What is serious misconduct?
Serious misconduct is not defined by the Labor Law. However, the Labor Law, Article 83-B, lists down the serious misconducts of worker such as:
1. Stealing, misappropriation, embezzlement;
2. Fraudulent acts committed at the time of signing (presentation of false documentation) or during employment (sabotage, refusal to comply with the terms of the employment contract, divulging professional confidentiality).
3. Serious infractions of disciplinary, safety, and health regulations.
4. Threat, abusive language or assault against the employer or other workers.
5. Inciting other workers to commit serious offenses.
6. Political propaganda, activities or demonstrations in the establishment.
Can employer determine serious misconducts of workers other than those specified in Article 83-B?

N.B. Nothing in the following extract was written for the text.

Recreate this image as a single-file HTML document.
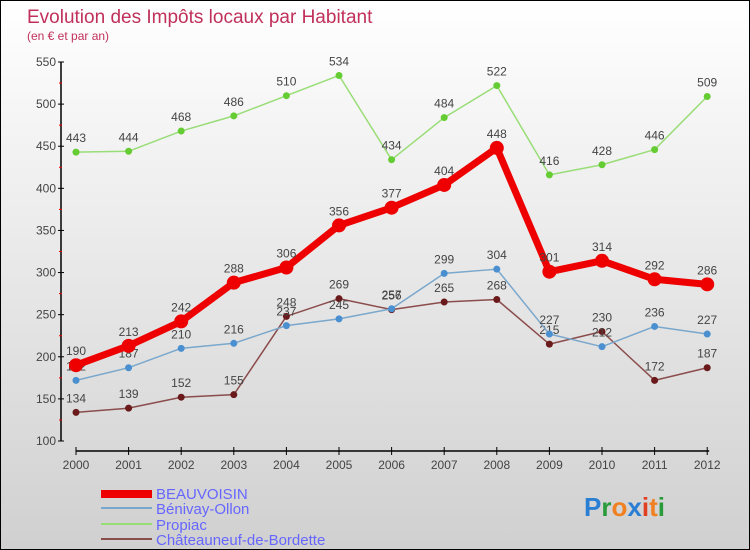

The serious misconduct is not limited to those stipulated in Article 83-B above. In addition to the above serious misconducts, the employer may include other serious misconducts in their internal regulations. For example, Article 23 provides that internal regulations adapt the general provisions of the Labor Law in accordance with the type of enterprise or establishment and the collective agreements that are relevant to the sector of activity of the aforementioned enterprise or establishment, such as provisions relating to the condition of hiring, calculation and payment of wages and perquisites, benefits in kind, working hours, breaks and holidays, notice periods, health and safety measures for workers, obligations of workers and sanctions that can be imposed on workers. In order to protect the workers, the Labor Law, Article 24, requires that the internal regulations be established by manager of the enterprises after consultation with the workers’ representatives and be visaed by the labor inspector. Furthermore, the Labor Law, Article 27, empowers labor inspector to ensure that any disciplinary sanction imposed in the internal regulations must be proportional to the seriousness of the misconduct.
In addition to protection by means of control of proportionality by the labor inspector, the Labor Law, Article 84, also empowers the Labor Court to determine the magnitude of the offenses other than those included in Article 83-b. In the absence of the Labor Court, the common court has the jurisdiction to determine the serious misconducts other than those in the Labor Law. Therefore, it is understood that even through misconduct is considered as serious misconduct in any provision of the internal regulations; the court, when resolving the dispute over serious misconduct, may override such provision of the internal regulations if the court believes that such misconduct is not serious one.